Copy the first line of the material below and every later line through the line containing "TB_DISSOC = [120, 123, 128, 135, 150, 175, 210, 275]", without any other output.
- - - - - - -
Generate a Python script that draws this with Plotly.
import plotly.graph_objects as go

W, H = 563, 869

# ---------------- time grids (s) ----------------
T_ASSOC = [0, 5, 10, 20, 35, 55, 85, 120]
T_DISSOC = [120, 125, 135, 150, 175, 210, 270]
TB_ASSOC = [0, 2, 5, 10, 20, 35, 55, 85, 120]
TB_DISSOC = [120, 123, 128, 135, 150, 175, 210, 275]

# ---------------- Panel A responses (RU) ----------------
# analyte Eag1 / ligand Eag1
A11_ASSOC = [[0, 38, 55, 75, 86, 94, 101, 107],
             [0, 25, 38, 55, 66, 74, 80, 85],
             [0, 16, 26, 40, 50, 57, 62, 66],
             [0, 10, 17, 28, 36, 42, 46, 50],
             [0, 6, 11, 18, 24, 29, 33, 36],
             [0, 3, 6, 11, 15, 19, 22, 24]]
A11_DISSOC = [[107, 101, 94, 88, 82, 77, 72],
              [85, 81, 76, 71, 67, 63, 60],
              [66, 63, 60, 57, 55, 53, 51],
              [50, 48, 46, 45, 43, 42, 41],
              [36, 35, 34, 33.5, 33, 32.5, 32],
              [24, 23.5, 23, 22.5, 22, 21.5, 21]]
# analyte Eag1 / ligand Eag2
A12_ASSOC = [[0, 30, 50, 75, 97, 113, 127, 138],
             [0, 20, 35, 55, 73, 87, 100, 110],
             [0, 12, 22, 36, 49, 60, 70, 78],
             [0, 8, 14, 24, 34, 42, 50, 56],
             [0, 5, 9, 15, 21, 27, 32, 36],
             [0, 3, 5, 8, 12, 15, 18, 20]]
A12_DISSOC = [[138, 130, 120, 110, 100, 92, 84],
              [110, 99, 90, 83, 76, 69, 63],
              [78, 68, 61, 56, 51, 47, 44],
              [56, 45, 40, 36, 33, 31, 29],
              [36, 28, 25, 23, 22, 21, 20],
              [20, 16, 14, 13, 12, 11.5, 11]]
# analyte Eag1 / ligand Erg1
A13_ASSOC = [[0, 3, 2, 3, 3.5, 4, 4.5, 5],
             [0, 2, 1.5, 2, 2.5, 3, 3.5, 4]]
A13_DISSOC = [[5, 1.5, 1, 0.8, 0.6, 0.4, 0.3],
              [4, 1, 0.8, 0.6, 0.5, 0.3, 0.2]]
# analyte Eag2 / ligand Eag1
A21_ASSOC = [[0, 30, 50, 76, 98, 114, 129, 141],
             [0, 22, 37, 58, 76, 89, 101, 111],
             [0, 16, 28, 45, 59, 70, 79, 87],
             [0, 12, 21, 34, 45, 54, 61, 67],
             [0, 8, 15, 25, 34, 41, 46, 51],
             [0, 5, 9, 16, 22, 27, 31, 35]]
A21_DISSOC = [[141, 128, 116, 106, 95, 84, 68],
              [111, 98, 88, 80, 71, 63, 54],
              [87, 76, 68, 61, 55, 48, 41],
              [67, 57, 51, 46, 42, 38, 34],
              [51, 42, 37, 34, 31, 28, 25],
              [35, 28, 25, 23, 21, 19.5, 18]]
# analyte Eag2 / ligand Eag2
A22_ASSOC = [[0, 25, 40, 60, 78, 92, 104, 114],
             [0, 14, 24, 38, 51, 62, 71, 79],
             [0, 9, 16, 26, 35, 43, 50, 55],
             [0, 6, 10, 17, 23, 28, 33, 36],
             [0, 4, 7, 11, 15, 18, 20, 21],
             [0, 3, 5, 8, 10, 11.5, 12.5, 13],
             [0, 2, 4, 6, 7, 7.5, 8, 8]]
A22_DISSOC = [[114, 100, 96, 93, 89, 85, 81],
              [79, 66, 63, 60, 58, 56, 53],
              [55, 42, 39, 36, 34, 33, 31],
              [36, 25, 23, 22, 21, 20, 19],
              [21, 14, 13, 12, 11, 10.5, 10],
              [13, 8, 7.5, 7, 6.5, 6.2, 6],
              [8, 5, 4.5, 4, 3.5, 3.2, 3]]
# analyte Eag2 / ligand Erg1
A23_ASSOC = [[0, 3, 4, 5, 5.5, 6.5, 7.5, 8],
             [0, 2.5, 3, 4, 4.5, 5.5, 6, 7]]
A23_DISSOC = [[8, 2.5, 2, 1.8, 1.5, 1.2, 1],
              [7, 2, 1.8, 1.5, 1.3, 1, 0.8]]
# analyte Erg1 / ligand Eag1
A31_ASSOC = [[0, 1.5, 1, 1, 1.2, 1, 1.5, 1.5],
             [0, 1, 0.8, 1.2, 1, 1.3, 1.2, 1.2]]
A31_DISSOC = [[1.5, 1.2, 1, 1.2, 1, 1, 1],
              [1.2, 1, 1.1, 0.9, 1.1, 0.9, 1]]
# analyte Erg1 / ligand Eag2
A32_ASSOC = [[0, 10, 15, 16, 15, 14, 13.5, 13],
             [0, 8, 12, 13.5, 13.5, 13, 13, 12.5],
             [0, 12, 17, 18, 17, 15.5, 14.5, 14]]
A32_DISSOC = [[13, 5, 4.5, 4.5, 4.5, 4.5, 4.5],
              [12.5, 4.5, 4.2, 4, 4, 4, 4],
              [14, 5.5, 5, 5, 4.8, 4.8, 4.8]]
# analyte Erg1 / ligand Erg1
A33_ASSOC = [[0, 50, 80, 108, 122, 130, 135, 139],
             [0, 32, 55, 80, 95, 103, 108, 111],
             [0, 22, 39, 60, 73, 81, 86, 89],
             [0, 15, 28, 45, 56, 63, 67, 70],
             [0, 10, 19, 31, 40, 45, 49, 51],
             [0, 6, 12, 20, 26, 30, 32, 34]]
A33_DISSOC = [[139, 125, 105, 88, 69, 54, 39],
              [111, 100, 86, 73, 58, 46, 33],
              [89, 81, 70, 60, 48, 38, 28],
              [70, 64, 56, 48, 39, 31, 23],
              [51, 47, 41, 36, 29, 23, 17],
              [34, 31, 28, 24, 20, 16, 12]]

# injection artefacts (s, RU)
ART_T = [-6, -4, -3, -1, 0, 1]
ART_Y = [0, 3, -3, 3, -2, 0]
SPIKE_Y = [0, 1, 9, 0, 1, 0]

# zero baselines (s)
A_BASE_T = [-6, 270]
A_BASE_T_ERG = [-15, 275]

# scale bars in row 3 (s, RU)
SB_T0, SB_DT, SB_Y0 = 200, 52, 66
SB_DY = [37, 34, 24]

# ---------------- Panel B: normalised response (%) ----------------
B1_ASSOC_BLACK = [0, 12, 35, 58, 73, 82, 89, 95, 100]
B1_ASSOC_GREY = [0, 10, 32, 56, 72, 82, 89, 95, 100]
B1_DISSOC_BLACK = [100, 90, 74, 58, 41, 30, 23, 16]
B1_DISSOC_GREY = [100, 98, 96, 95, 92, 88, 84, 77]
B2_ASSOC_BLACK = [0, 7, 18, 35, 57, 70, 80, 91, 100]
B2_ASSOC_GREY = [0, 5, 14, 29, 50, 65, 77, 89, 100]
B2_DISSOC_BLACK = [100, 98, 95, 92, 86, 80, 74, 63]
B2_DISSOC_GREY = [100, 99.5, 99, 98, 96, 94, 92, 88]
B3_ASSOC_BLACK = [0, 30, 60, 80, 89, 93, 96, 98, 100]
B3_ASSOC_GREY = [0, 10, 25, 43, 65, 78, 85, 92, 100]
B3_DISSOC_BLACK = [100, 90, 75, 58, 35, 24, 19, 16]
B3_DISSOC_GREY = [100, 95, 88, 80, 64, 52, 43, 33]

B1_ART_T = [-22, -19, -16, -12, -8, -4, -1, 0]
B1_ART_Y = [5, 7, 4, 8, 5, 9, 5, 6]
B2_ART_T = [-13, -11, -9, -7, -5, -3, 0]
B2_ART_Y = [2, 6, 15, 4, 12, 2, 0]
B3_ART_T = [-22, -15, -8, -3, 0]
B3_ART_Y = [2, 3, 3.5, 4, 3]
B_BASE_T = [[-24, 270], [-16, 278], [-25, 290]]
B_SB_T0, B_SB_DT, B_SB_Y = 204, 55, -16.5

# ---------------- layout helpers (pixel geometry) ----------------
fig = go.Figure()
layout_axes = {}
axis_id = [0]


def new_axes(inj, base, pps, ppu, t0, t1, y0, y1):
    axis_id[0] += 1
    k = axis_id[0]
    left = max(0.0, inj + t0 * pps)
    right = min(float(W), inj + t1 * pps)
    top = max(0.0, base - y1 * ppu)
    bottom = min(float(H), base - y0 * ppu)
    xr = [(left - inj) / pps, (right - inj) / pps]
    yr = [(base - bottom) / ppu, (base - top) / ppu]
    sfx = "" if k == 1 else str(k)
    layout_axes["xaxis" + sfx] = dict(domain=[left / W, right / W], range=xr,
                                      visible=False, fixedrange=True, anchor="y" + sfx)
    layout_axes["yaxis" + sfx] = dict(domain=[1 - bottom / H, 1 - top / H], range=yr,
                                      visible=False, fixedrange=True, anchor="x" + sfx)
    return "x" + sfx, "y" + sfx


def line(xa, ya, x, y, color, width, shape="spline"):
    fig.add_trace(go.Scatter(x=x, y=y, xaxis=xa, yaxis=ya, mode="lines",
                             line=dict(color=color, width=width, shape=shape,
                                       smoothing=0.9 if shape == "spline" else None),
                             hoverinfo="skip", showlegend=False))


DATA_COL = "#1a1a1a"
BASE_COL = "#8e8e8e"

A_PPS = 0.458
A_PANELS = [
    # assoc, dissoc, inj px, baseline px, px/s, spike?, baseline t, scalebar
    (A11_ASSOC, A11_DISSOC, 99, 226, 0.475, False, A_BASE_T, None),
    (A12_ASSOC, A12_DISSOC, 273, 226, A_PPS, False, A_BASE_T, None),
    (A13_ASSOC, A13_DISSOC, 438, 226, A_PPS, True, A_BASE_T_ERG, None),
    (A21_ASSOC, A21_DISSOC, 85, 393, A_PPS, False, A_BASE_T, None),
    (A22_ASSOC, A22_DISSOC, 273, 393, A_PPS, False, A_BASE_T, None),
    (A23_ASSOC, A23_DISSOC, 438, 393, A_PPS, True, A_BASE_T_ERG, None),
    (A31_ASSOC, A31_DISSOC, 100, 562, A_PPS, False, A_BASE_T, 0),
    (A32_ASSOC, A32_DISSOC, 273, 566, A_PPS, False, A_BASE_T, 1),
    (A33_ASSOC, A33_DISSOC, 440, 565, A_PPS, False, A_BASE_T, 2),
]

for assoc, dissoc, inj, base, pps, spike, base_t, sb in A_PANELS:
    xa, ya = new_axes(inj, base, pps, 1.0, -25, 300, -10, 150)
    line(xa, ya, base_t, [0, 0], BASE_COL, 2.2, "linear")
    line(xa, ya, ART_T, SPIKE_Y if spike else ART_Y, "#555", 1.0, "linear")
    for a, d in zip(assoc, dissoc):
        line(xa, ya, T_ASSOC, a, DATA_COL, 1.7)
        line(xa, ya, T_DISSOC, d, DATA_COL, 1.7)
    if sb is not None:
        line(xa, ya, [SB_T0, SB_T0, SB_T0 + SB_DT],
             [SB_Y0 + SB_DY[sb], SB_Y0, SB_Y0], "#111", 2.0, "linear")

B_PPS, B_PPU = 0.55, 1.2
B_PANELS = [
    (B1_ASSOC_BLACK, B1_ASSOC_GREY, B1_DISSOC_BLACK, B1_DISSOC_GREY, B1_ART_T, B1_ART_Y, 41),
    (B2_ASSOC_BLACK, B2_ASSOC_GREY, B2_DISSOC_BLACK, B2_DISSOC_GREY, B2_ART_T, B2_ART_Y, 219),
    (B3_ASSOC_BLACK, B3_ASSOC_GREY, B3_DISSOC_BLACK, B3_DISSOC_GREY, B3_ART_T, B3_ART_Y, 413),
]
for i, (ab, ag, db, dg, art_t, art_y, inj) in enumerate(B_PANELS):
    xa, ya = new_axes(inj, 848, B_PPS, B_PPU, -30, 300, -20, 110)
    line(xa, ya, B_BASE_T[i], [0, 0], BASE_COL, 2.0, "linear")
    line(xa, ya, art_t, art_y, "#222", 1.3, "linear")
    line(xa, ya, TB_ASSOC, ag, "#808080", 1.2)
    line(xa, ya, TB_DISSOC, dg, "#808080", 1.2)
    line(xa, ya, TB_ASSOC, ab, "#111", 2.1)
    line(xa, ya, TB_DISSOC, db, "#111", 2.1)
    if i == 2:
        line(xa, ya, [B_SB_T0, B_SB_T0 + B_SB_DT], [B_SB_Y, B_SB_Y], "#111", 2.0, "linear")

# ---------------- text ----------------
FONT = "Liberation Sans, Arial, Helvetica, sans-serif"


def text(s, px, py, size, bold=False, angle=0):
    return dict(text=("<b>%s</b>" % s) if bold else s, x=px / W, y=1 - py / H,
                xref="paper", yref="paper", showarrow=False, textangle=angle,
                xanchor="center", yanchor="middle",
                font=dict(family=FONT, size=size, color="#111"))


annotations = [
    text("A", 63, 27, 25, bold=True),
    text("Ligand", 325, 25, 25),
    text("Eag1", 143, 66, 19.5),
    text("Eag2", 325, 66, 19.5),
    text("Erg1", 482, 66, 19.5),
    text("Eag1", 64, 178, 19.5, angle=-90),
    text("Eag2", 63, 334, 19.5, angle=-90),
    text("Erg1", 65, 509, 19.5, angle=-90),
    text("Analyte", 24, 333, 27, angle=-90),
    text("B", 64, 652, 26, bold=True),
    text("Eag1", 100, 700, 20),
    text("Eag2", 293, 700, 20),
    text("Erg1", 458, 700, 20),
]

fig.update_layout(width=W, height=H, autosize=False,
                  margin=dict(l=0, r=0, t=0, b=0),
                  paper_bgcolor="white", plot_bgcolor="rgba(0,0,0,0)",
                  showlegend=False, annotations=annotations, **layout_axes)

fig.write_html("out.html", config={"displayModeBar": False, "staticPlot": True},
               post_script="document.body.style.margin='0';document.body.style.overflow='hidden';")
- - - - - - -
**Result of the exercise:**
Generate a Python script that draws this with Plotly.
import plotly.graph_objects as go

W, H = 563, 869

# ---------------- time grids (s) ----------------
T_ASSOC = [0, 5, 10, 20, 35, 55, 85, 120]
T_DISSOC = [120, 125, 135, 150, 175, 210, 270]
TB_ASSOC = [0, 2, 5, 10, 20, 35, 55, 85, 120]
TB_DISSOC = [120, 123, 128, 135, 150, 175, 210, 275]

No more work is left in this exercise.